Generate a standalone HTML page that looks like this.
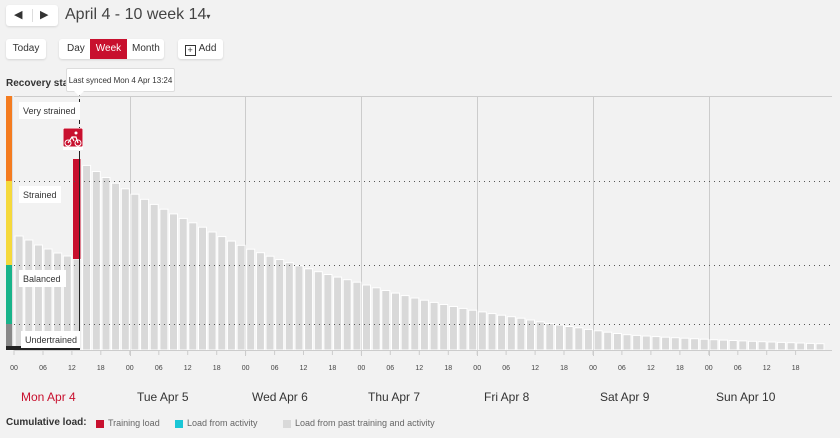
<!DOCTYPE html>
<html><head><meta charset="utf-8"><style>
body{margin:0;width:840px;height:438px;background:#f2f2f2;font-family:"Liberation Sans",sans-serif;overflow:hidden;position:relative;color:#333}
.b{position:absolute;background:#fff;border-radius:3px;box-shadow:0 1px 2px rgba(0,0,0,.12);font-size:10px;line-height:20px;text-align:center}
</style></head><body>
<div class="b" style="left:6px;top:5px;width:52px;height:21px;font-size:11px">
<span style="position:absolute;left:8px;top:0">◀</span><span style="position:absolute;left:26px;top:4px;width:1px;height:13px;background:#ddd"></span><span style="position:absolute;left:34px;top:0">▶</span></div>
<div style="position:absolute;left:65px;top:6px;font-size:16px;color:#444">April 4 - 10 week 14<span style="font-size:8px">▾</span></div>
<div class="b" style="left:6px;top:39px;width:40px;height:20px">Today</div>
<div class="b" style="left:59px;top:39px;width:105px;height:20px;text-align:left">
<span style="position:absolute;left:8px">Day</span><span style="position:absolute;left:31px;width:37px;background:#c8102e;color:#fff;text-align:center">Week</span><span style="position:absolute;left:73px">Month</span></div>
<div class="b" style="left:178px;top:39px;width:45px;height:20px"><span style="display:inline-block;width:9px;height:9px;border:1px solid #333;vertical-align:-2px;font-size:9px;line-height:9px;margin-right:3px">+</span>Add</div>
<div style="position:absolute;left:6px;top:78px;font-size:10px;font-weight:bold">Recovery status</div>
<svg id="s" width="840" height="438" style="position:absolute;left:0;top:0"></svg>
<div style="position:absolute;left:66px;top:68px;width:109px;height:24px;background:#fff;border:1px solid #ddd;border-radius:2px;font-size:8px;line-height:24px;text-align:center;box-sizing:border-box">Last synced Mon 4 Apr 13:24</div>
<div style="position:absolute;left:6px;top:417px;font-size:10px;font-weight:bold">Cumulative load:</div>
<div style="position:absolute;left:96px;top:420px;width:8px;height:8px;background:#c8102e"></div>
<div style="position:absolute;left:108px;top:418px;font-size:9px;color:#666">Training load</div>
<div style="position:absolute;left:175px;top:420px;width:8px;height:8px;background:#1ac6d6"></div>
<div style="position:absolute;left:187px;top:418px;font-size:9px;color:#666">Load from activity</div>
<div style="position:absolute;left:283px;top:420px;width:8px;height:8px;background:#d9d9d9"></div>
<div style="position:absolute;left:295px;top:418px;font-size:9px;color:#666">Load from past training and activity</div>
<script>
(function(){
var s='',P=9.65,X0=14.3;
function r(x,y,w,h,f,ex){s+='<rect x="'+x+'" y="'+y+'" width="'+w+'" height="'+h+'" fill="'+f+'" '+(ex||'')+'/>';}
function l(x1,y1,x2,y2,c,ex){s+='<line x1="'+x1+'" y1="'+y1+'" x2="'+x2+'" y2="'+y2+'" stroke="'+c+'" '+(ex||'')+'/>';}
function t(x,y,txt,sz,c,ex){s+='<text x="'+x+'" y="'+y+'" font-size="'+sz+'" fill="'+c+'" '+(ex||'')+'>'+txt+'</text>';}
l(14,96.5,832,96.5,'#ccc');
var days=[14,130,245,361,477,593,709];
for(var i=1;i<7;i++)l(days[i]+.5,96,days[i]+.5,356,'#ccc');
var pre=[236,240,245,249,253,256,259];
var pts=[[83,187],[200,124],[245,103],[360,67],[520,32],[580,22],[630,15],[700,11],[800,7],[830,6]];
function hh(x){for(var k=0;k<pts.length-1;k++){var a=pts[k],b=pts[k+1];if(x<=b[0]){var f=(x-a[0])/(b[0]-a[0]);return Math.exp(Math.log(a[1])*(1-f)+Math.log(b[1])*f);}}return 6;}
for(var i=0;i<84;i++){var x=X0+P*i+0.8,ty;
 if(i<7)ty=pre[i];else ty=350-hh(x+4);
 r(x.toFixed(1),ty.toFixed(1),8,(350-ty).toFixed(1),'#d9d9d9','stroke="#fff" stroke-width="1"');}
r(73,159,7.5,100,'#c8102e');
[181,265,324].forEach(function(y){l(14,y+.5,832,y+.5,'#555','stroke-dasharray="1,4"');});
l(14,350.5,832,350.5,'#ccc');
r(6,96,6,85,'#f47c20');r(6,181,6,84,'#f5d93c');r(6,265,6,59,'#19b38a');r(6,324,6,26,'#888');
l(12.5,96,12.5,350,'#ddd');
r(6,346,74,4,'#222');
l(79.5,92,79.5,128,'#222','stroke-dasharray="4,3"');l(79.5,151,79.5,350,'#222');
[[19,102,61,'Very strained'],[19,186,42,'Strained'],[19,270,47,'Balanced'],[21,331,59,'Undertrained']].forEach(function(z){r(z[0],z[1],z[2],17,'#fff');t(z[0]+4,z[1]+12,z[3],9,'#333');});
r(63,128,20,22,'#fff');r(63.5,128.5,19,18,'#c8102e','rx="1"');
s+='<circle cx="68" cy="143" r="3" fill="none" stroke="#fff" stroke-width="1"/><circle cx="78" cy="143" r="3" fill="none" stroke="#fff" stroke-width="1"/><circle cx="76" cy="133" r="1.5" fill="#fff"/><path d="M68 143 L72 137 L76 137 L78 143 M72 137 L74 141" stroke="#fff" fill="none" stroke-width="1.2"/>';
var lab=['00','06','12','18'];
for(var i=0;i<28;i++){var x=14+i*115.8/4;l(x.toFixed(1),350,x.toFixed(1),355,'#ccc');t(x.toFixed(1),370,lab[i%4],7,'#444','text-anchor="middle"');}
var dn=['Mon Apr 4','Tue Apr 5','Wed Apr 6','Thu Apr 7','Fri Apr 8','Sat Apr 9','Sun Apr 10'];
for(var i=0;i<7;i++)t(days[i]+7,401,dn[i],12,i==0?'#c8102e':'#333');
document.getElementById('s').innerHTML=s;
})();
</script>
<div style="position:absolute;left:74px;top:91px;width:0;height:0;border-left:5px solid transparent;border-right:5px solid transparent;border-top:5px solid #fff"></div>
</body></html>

• WORK REQUIRED: Extract all the data above exactly, excluding every picture.

• COMPLETED TASK:
Generate a standalone HTML page that looks like this.
<!DOCTYPE html>
<html><head><meta charset="utf-8"><style>
body{margin:0;width:840px;height:438px;background:#f2f2f2;font-family:"Liberation Sans",sans-serif;overflow:hidden;position:relative;color:#333}
.b{position:absolute;background:#fff;border-radius:3px;box-shadow:0 1px 2px rgba(0,0,0,.12);font-size:10px;line-height:20px;text-align:center}
</style></head><body>
<div class="b" style="left:6px;top:5px;width:52px;height:21px;font-size:11px">
<span style="position:absolute;left:8px;top:0">◀</span><span style="position:absolute;left:26px;top:4px;width:1px;height:13px;background:#ddd"></span><span style="position:absolute;left:34px;top:0">▶</span></div>
<div style="position:absolute;left:65px;top:6px;font-size:16px;color:#444">April 4 - 10 week 14<span style="font-size:8px">▾</span></div>
<div class="b" style="left:6px;top:39px;width:40px;height:20px">Today</div>
<div class="b" style="left:59px;top:39px;width:105px;height:20px;text-align:left">
<span style="position:absolute;left:8px">Day</span><span style="position:absolute;left:31px;width:37px;background:#c8102e;color:#fff;text-align:center">Week</span><span style="position:absolute;left:73px">Month</span></div>
<div class="b" style="left:178px;top:39px;width:45px;height:20px"><span style="display:inline-block;width:9px;height:9px;border:1px solid #333;vertical-align:-2px;font-size:9px;line-height:9px;margin-right:3px">+</span>Add</div>
<div style="position:absolute;left:6px;top:78px;font-size:10px;font-weight:bold">Recovery status</div>
<svg id="s" width="840" height="438" style="position:absolute;left:0;top:0"></svg>
<div style="position:absolute;left:66px;top:68px;width:109px;height:24px;background:#fff;border:1px solid #ddd;border-radius:2px;font-size:8px;line-height:24px;text-align:center;box-sizing:border-box">Last synced Mon 4 Apr 13:24</div>
<div style="position:absolute;left:6px;top:417px;font-size:10px;font-weight:bold">Cumulative load:</div>
<div style="position:absolute;left:96px;top:420px;width:8px;height:8px;background:#c8102e"></div>
<div style="position:absolute;left:108px;top:418px;font-size:9px;color:#666">Training load</div>
<div style="position:absolute;left:175px;top:420px;width:8px;height:8px;background:#1ac6d6"></div>
<div style="position:absolute;left:187px;top:418px;font-size:9px;color:#666">Load from activity</div>
<div style="position:absolute;left:283px;top:420px;width:8px;height:8px;background:#d9d9d9"></div>
<div style="position:absolute;left:295px;top:418px;font-size:9px;color:#666">Load from past training and activity</div>
<script>
(function(){
var s='',P=9.65,X0=14.3;
function r(x,y,w,h,f,ex){s+='<rect x="'+x+'" y="'+y+'" width="'+w+'" height="'+h+'" fill="'+f+'" '+(ex||'')+'/>';}
function l(x1,y1,x2,y2,c,ex){s+='<line x1="'+x1+'" y1="'+y1+'" x2="'+x2+'" y2="'+y2+'" stroke="'+c+'" '+(ex||'')+'/>';}
function t(x,y,txt,sz,c,ex){s+='<text x="'+x+'" y="'+y+'" font-size="'+sz+'" fill="'+c+'" '+(ex||'')+'>'+txt+'</text>';}
l(14,96.5,832,96.5,'#ccc');
var days=[14,130,245,361,477,593,709];
for(var i=1;i<7;i++)l(days[i]+.5,96,days[i]+.5,356,'#ccc');
var pre=[236,240,245,249,253,256,259];
var pts=[[83,187],[200,124],[245,103],[360,67],[520,32],[580,22],[630,15],[700,11],[800,7],[830,6]];
function hh(x){for(var k=0;k<pts.length-1;k++){var a=pts[k],b=pts[k+1];if(x<=b[0]){var f=(x-a[0])/(b[0]-a[0]);return Math.exp(Math.log(a[1])*(1-f)+Math.log(b[1])*f);}}return 6;}
for(var i=0;i<84;i++){var x=X0+P*i+0.8,ty;
 if(i<7)ty=pre[i];else ty=350-hh(x+4);
 r(x.toFixed(1),ty.toFixed(1),8,(350-ty).toFixed(1),'#d9d9d9','stroke="#fff" stroke-width="1"');}
r(73,159,7.5,100,'#c8102e');
[181,265,324].forEach(function(y){l(14,y+.5,832,y+.5,'#555','stroke-dasharray="1,4"');});
l(14,350.5,832,350.5,'#ccc');
r(6,96,6,85,'#f47c20');r(6,181,6,84,'#f5d93c');r(6,265,6,59,'#19b38a');r(6,324,6,26,'#888');
l(12.5,96,12.5,350,'#ddd');
r(6,346,74,4,'#222');
l(79.5,92,79.5,128,'#222','stroke-dasharray="4,3"');l(79.5,151,79.5,350,'#222');
[[19,102,61,'Very strained'],[19,186,42,'Strained'],[19,270,47,'Balanced'],[21,331,59,'Undertrained']].forEach(function(z){r(z[0],z[1],z[2],17,'#fff');t(z[0]+4,z[1]+12,z[3],9,'#333');});
r(63,128,20,22,'#fff');r(63.5,128.5,19,18,'#c8102e','rx="1"');
s+='<circle cx="68" cy="143" r="3" fill="none" stroke="#fff" stroke-width="1"/><circle cx="78" cy="143" r="3" fill="none" stroke="#fff" stroke-width="1"/><circle cx="76" cy="133" r="1.5" fill="#fff"/><path d="M68 143 L72 137 L76 137 L78 143 M72 137 L74 141" stroke="#fff" fill="none" stroke-width="1.2"/>';
var lab=['00','06','12','18'];
for(var i=0;i<28;i++){var x=14+i*115.8/4;l(x.toFixed(1),350,x.toFixed(1),355,'#ccc');t(x.toFixed(1),370,lab[i%4],7,'#444','text-anchor="middle"');}
var dn=['Mon Apr 4','Tue Apr 5','Wed Apr 6','Thu Apr 7','Fri Apr 8','Sat Apr 9','Sun Apr 10'];
for(var i=0;i<7;i++)t(days[i]+7,401,dn[i],12,i==0?'#c8102e':'#333');
document.getElementById('s').innerHTML=s;
})();
</script>
<div style="position:absolute;left:74px;top:91px;width:0;height:0;border-left:5px solid transparent;border-right:5px solid transparent;border-top:5px solid #fff"></div>
</body></html>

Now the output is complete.